Getting information from your job
Besides that the wait()
method blocks your script while it waits for the
job to complete, the method also return a Yothalot\Result
object with all kind of information about the performance and behavior of
the job.
Tuning the job
There are many methods to tune your job's performance. You can for example set the modulo so that the mapped data is split up into multiple groups that are individually reduced and written, or you can limit the number of processes that are started.

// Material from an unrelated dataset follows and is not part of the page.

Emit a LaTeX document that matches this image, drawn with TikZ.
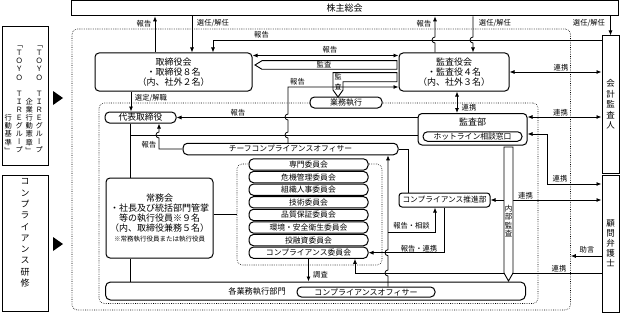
\documentclass[tikz,border=0pt]{standalone}
\usepackage{fontspec}
\setmainfont{Noto Sans CJK JP}
\newfontfamily\vertfont[RawFeature=+vert]{Noto Sans CJK JP}
\usetikzlibrary{arrows.meta}

\begin{document}
\begin{tikzpicture}[x=1pt,y=-1pt,
  >={Latex[length=5pt,width=4pt]},
  line width=0.8pt,
  box/.style={draw,fill=white,line width=1pt,rounded corners=4pt,inner sep=1pt,align=center,font=\fontsize{9}{10}\selectfont},
  sqbox/.style={box,rounded corners=0pt},
  pill/.style={draw,fill=white,line width=1pt,rounded corners=4.5pt,inner sep=0pt,font=\fontsize{7.8}{8}\selectfont},
  lbl/.style={inner sep=0.5pt,font=\fontsize{7.3}{8}\selectfont},
  vtxt/.style={inner sep=0pt,align=center},
  dotbox/.style={draw,line width=0.6pt,dash pattern=on 0.6pt off 1.2pt,rounded corners=5pt},
  blockarrow/.style={draw,line width=0.9pt,fill=white}]
  \useasboundingbox (0,0) rectangle (621,313);

  % dotted regions
  \node[dotbox, minimum width=498.5, minimum height=281] (outer) at (321.25,169.5) {};
  \node[dotbox, minimum width=439, minimum height=200.5] (inner) at (318.5,203.25) {};
  \node[dotbox, minimum width=145, minimum height=101] (grp) at (309.5,214.5) {};

  % left column
  \node[sqbox, minimum width=45.5, minimum height=138] (code) at (25.25,96) {};
  \node[vtxt, anchor=south, font=\vertfont\fontsize{7.3}{8.1}\selectfont] (code-c1) at (39.3,153.5) {「\\Ｔ\\Ｏ\\Ｙ\\Ｏ\\　\\Ｔ\\Ｉ\\Ｒ\\Ｅ\\グ\\ル\\ー\\プ};
  \node[vtxt, anchor=south, font=\vertfont\fontsize{7.3}{8.1}\selectfont] (code-c2) at (29.3,153.5) {企\\業\\行\\動\\憲\\章\\」};
  \node[vtxt, anchor=south, font=\vertfont\fontsize{7.3}{8.1}\selectfont] (code-c3) at (19.3,153.5) {「\\Ｔ\\Ｏ\\Ｙ\\Ｏ\\　\\Ｔ\\Ｉ\\Ｒ\\Ｅ\\グ\\ル\\ー\\プ};
  \node[vtxt, anchor=south, font=\vertfont\fontsize{7.3}{8.1}\selectfont] (code-c4) at (8.3,153.5) {行\\動\\基\\準\\」};
  \node[sqbox, minimum width=45.5, minimum height=136] (training) at (25.25,243) {};
  \node[vtxt, font=\vertfont\fontsize{9}{11.3}\selectfont] (training-t) at (25,233) {コ\\ン\\プ\\ラ\\イ\\ア\\ン\\ス\\研\\修};
  \fill (53,91) -- (63,98) -- (53,105) -- cycle;
  \fill (53,237) -- (63,244) -- (53,251) -- cycle;

  % boxes
  \node[sqbox, minimum width=547, minimum height=15] (gm) at (344.5,8.3) {株主総会};
  \node[box, minimum width=157, minimum height=38] (bod) at (173.5,72) {取締役会\\・取締役８名\\（内、社外２名）};
  \node[box, minimum width=110, minimum height=38] (asb) at (454,72) {監査役会\\・監査役４名\\（内、社外３名）};
  \node[sqbox, minimum width=17, minimum height=137, font=\fontsize{8.5}{10.4}\selectfont] (auditor) at (610.5,104.5) {会\\計\\監\\査\\人};
  \node[sqbox, minimum width=17, minimum height=137, font=\fontsize{8.5}{10}\selectfont] (lawyer) at (610.5,243.5) {顧\\問\\弁\\護\\士};
  \node[pill, minimum width=71, minimum height=11, font=\fontsize{8.8}{9}\selectfont] (rep) at (140.5,117.5) {代表取締役};
  \node[pill, minimum width=72, minimum height=11, font=\fontsize{8}{9}\selectfont] (exec) at (346,102.5) {業務執行};
  \node[pill, minimum width=215, minimum height=11.5] (cco) at (290.5,149) {チーフコンプライアンスオフィサー};
  \node[box, minimum width=107, minimum height=80] (jm) at (159.5,218) {常務会\\・社長及び統括部門管掌\\等の執行役員※９名\\（内、取締役兼務５名）\\{\fontsize{6.5}{8}\selectfont ※常務執行役員または執行役員}};
  \node[box, minimum width=109, minimum height=31.5] (kansabu) at (472.5,129.25) {};
  \node[inner sep=0pt, font=\fontsize{9}{10}\selectfont] (kansabu-t) at (472.5,122.5) {監査部};
  \node[pill, minimum width=99, minimum height=9.5, font=\fontsize{7.8}{8}\selectfont] (hotline) at (472.5,136.5) {ホットライン相談窓口};
  \node[box, rounded corners=3pt, minimum width=91, minimum height=14, font=\fontsize{7.7}{8}\selectfont] (suishin) at (444.5,200) {コンプライアンス推進部};
  \node[pill, minimum width=119, minimum height=11.3] (com1) at (308.5,164.5) {専門委員会};
  \node[pill, minimum width=119, minimum height=11.3] (com2) at (308.5,177.1) {危機管理委員会};
  \node[pill, minimum width=119, minimum height=11.3] (com3) at (308.5,189.7) {組織人事委員会};
  \node[pill, minimum width=119, minimum height=11.3] (com4) at (308.5,202.3) {技術委員会};
  \node[pill, minimum width=119, minimum height=11.3] (com5) at (308.5,214.9) {品質保証委員会};
  \node[pill, minimum width=119, minimum height=11.3] (com6) at (308.5,227.5) {環境・安全衛生委員会};
  \node[pill, minimum width=119, minimum height=11.3] (com7) at (308.5,240.1) {投融資委員会};
  \node[pill, minimum width=119, minimum height=11.3] (com8) at (308.5,252.7) {コンプライアンス委員会};
  \node[box, rounded corners=5pt, minimum width=420, minimum height=18] (kakubu) at (315.5,291) {};
  \node[inner sep=0pt, font=\fontsize{8.2}{9}\selectfont] (kakubu-t) at (257,291) {各業務執行部門};
  \node[pill, minimum width=138, minimum height=10, font=\fontsize{8}{9}\selectfont] (co) at (366,292) {コンプライアンスオフィサー};

  % general meeting
  \draw[->] (bod.north -| 155,0) -- (gm.south -| 155,0);
  \node[lbl] (l-rep1) at (144,23.5) {報告};
  \draw[->] (gm.south -| 192,0) -- (bod.north -| 192,0);
  \node[lbl] (l-sel1) at (213,23.5) {選任/解任};
  \draw[->] (asb.north -| 435,0) -- (435,43) arc[start angle=-90,end angle=-270,radius=3pt] -- (gm.south -| 435,0);
  \node[lbl] (l-rep2) at (424,23.5) {報告};
  \draw[->] (gm.south -| 473,0) -- (473,37) arc[start angle=90,end angle=270,radius=3pt] -- (asb.north -| 473,0);
  \node[lbl] (l-sel2) at (495,23.5) {選任/解任};
  \draw[->] (gm.south -| auditor.north) -- (auditor.north);
  \node[lbl] (l-sel3) at (589,23.5) {選任/解任};

  % board and auditors
  \draw[->] (auditor.west |- 0,40) -| (bod.north -| 213,0);
  \node[lbl] (l-rep3) at (261.5,35) {報告};
  \draw[<->] (bod.east |- 0,55.5) -- (asb.west |- 0,55.5);
  \node[lbl] (l-rep4) at (330,50) {報告};
  \draw[blockarrow] (397,60.7) -- (262,60.7) -- (255,65) -- (262,69.3) -- (397,69.3) -- cycle;
  \node[lbl] (l-audit1) at (324,65) {監査};
  \draw[blockarrow] (397,72.7) -- (333,72.7) -- (333,90) -- (338,97) -- (343,90) -- (343,81.7) -- (397,81.7) -- cycle;
  \node[vtxt, font=\fontsize{7}{9.5}\selectfont] (l-audit2) at (338,82) {監\\査};
  \draw[->] (cco.north -| 288,0) -- (288,138) arc[start angle=-90,end angle=-270,radius=3pt] -- (288,120) arc[start angle=-90,end angle=-270,radius=3pt] -- (288,87) -- (asb.west |- 0,87);
  \node[lbl] (l-rep5) at (297.5,82) {報告};
  \draw[->] (bod.south -| 131,0) -- (rep.north -| 131,0);
  \node[lbl] (l-appoint) at (151,98.5) {選定/解職};

  % executive line
  \draw[->] (kansabu.west |- rep.east) -- (rep.east);
  \node[lbl] (l-rep6) at (238,112.5) {報告};
  \coordinate (spine) at (130,135);
  \draw (rep.south -| spine) -- (jm.north -| spine);
  \draw (jm.south -| spine) -- (kakubu.north -| spine);
  \draw (spine) -- (kansabu.west |- spine);
  \draw[->] (cco.west) -- (159,149) -- (159,138) arc[start angle=-90,end angle=-270,radius=3pt] -- (rep.south -| 159,0);
  \node[lbl] (l-rep7) at (149,144.5) {報告};

  % cooperation
  \draw[<->] (asb.south -| 457,0) -- (kansabu.north -| 457,0);
  \node[lbl] (l-link1) at (469,108) {連携};
  \draw[<->] (asb.east) -- (auditor.west |- asb.east);
  \node[lbl] (l-link2) at (561,67.5) {連携};
  \draw[<->] (kansabu.east |- 0,117) -- (auditor.west |- 0,117);
  \node[lbl] (l-link3) at (560.5,112.5) {連携};
  \draw[<->] (kansabu.east |- 0,134) -- (547,134) -- (547,184) -- (lawyer.west |- 0,184);
  \node[lbl] (l-link4) at (560,179) {連携};
  \draw[<->] (suishin.east) -- (lawyer.west |- suishin.east);
  \node[lbl] (l-link5) at (525.5,195.5) {連携};

  % compliance
  \draw (cco.east) -| (suishin.north -| 408,0);
  \draw (jm.east |- grp.west) -- (grp.west);
  \draw[->] (com8.south) -- (kakubu.north -| com8.south);
  \node[lbl] (l-survey) at (320.5,274.5) {調査};
  \draw[->] (co.north -| 388,0) -- (388,276) arc[start angle=-90,end angle=-270,radius=3pt] -- (388,255.7) arc[start angle=-90,end angle=-270,radius=3pt] -- (cco.south -| 388,0);
  \coordinate (consult) at (388,232);
  \draw[->] (consult) -| (suishin.south -| 435,0);
  \node[lbl] (l-consult) at (411.5,225.5) {報告・相談};
  \draw[->] (suishin.south) |- (com8.east);
  \node[lbl] (l-coop) at (419,248.5) {報告・連携};
  \draw[->] (lawyer.west |- 0,256) -- (outer.east |- 0,256);
  \node[lbl] (l-advice) at (587,250) {助言};
  \draw[->] (lawyer.west |- 0,273) -- (355,273) -- (com8.south -| 355,0);
  \node[lbl] (l-link6) at (559,268.5) {連携};

  % internal audit
  \draw[blockarrow] (504,147) -- (504,273) -- (508.5,281) -- (513,273) -- (513,147) -- cycle;
  \node[vtxt, font=\fontsize{7.5}{8.3}\selectfont] (l-internal) at (508.5,221) {内\\部\\監\\査};
\end{tikzpicture}
\end{document}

Most of the tuning parameters only apply to map/reduce jobs. For race algorithms,
only the maxprocesses()
setting is relevant.
class Yothalot\Job
{
// functions for performance tuning
public function local($local);
public function modulo($modulo);
public function maxfiles($max);
public function maxbytes($max);
public function maxprocesses($max);
public function maxmappers($max);
public function maxreducers($max);
public function maxwriters($max);
}
All of the above methods but local accept one parameter: an integer value with the setting. The local method accepts a boolean. You must set these tuning parameters before you start the job. For an explanation of the meaning of all the tuning parameters, see the special in-depth article about tuning mapreduce jobs.